_SHORT PROBLEM_:
Please start at the first line of the records beneath and quote each line exactly, ending with the line containing "handlelength=4.8, handletextpad=1.8, labelspacing=0.9)".

_DATA ENTRIES_:

□ □ □ □ □

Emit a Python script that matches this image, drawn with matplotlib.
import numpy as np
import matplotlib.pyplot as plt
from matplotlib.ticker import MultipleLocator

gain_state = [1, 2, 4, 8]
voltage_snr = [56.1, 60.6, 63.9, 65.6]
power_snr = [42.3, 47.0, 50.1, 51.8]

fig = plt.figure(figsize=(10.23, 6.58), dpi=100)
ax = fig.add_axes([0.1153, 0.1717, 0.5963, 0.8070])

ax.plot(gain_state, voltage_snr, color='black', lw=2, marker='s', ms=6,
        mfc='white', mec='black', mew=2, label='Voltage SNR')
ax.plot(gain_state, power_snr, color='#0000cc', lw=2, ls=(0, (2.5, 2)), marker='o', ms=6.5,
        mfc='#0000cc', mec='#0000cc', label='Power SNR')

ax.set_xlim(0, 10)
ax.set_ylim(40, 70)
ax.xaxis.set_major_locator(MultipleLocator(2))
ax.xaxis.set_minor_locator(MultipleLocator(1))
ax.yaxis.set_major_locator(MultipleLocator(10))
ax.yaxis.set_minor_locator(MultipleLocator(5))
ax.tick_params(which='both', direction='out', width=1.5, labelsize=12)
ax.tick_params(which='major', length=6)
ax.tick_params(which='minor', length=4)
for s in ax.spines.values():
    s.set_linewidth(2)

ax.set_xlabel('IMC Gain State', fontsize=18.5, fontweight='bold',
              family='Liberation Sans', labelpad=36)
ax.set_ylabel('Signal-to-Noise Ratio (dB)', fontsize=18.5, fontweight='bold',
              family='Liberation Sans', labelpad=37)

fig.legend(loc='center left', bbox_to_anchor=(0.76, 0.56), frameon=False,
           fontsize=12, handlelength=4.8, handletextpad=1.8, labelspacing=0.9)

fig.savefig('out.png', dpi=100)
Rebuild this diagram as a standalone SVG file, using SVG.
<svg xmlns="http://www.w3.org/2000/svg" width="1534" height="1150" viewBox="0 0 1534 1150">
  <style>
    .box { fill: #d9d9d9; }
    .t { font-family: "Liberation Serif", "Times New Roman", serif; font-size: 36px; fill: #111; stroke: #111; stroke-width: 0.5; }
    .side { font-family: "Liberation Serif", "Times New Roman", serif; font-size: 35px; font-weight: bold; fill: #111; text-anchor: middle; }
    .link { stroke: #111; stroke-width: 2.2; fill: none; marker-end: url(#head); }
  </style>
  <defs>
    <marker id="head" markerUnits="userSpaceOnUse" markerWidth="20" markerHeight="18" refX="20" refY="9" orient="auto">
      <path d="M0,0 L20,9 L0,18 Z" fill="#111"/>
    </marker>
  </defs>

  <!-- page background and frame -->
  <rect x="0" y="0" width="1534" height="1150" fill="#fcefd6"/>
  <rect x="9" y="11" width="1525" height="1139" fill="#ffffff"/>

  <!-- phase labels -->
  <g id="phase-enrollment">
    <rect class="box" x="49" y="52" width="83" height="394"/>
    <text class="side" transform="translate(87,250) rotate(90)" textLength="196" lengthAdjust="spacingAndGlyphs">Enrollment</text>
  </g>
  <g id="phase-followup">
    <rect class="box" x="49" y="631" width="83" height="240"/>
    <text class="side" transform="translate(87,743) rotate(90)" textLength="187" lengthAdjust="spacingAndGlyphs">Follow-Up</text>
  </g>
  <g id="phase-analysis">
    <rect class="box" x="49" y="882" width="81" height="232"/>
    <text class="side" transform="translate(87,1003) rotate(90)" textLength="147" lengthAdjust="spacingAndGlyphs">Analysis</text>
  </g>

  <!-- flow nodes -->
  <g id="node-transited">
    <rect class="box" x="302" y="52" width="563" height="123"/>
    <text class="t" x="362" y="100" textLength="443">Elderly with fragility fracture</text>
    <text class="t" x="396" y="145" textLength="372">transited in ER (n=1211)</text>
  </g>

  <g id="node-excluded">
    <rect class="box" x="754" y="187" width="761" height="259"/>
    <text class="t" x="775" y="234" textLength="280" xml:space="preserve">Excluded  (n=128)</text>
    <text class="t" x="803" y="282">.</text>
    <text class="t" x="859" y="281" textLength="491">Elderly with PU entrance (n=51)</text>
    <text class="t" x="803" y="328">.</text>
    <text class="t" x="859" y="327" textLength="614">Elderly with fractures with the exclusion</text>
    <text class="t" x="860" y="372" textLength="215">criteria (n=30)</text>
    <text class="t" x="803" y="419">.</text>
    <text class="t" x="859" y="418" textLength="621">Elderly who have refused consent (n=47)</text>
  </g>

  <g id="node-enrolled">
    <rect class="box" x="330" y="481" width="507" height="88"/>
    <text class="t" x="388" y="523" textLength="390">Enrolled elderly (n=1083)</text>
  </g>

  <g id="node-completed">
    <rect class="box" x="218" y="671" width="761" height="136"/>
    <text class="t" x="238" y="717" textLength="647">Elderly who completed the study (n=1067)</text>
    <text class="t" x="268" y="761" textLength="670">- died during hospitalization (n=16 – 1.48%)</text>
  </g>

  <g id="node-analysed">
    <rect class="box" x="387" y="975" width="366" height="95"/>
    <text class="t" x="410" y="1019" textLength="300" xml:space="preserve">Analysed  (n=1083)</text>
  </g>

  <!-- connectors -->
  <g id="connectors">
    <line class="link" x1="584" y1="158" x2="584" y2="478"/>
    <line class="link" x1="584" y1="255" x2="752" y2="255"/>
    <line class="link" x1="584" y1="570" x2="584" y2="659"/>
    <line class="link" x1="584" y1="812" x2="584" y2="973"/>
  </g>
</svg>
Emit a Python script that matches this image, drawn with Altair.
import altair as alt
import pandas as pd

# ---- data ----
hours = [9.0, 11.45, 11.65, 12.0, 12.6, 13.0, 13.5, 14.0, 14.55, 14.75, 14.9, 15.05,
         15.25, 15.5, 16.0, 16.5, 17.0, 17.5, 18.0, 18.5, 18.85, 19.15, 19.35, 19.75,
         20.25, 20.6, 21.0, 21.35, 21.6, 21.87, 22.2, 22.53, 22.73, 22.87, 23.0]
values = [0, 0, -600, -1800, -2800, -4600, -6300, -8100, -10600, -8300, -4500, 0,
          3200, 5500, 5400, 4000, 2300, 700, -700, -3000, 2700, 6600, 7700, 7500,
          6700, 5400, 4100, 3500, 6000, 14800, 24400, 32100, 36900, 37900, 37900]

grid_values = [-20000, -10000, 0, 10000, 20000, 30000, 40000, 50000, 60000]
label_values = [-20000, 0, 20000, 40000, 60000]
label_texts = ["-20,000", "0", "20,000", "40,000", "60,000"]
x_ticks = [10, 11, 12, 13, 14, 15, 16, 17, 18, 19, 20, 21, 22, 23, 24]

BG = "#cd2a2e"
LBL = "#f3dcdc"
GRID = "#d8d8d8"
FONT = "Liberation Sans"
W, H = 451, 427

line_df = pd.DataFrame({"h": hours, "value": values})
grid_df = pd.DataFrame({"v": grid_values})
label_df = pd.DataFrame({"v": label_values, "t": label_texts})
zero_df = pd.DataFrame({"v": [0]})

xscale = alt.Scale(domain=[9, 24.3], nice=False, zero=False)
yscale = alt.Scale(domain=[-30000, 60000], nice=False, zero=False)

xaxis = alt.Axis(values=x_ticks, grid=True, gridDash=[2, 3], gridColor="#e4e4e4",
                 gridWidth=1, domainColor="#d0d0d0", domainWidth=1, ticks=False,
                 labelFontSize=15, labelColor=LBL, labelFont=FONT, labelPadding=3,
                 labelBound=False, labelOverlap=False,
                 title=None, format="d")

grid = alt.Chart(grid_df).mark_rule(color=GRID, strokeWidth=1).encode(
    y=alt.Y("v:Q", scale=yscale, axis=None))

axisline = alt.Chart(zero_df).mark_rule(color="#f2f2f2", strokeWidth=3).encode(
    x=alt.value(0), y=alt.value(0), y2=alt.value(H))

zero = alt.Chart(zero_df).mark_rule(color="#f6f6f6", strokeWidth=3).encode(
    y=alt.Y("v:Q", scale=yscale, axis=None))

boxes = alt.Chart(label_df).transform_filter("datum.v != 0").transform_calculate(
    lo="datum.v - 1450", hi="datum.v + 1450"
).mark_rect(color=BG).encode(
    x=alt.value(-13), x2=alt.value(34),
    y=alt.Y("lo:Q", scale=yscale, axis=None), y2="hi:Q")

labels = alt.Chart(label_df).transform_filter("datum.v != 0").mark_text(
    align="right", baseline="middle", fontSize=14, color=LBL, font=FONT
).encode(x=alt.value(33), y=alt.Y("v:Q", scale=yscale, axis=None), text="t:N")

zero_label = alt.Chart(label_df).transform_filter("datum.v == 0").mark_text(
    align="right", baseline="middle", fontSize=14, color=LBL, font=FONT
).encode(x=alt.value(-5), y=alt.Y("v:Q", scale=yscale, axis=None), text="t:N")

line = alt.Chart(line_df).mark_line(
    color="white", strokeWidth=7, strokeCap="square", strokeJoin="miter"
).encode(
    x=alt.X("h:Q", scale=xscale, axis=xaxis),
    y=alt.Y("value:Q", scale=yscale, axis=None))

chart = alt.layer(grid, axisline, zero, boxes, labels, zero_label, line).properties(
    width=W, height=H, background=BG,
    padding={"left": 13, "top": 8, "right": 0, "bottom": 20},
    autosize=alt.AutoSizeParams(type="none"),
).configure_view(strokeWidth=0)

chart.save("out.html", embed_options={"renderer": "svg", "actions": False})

□ □ □ □ □

_ANSWER_:
Emit a Python script that matches this image, drawn with matplotlib.
import numpy as np
import matplotlib.pyplot as plt
from matplotlib.ticker import MultipleLocator

gain_state = [1, 2, 4, 8]
voltage_snr = [56.1, 60.6, 63.9, 65.6]
power_snr = [42.3, 47.0, 50.1, 51.8]

fig = plt.figure(figsize=(10.23, 6.58), dpi=100)
ax = fig.add_axes([0.1153, 0.1717, 0.5963, 0.8070])

ax.plot(gain_state, voltage_snr, color='black', lw=2, marker='s', ms=6,
        mfc='white', mec='black', mew=2, label='Voltage SNR')
ax.plot(gain_state, power_snr, color='#0000cc', lw=2, ls=(0, (2.5, 2)), marker='o', ms=6.5,
        mfc='#0000cc', mec='#0000cc', label='Power SNR')

ax.set_xlim(0, 10)
ax.set_ylim(40, 70)
ax.xaxis.set_major_locator(MultipleLocator(2))
ax.xaxis.set_minor_locator(MultipleLocator(1))
ax.yaxis.set_major_locator(MultipleLocator(10))
ax.yaxis.set_minor_locator(MultipleLocator(5))
ax.tick_params(which='both', direction='out', width=1.5, labelsize=12)
ax.tick_params(which='major', length=6)
ax.tick_params(which='minor', length=4)
for s in ax.spines.values():
    s.set_linewidth(2)

ax.set_xlabel('IMC Gain State', fontsize=18.5, fontweight='bold',
              family='Liberation Sans', labelpad=36)
ax.set_ylabel('Signal-to-Noise Ratio (dB)', fontsize=18.5, fontweight='bold',
              family='Liberation Sans', labelpad=37)

fig.legend(loc='center left', bbox_to_anchor=(0.76, 0.56), frameon=False,
           fontsize=12, handlelength=4.8, handletextpad=1.8, labelspacing=0.9)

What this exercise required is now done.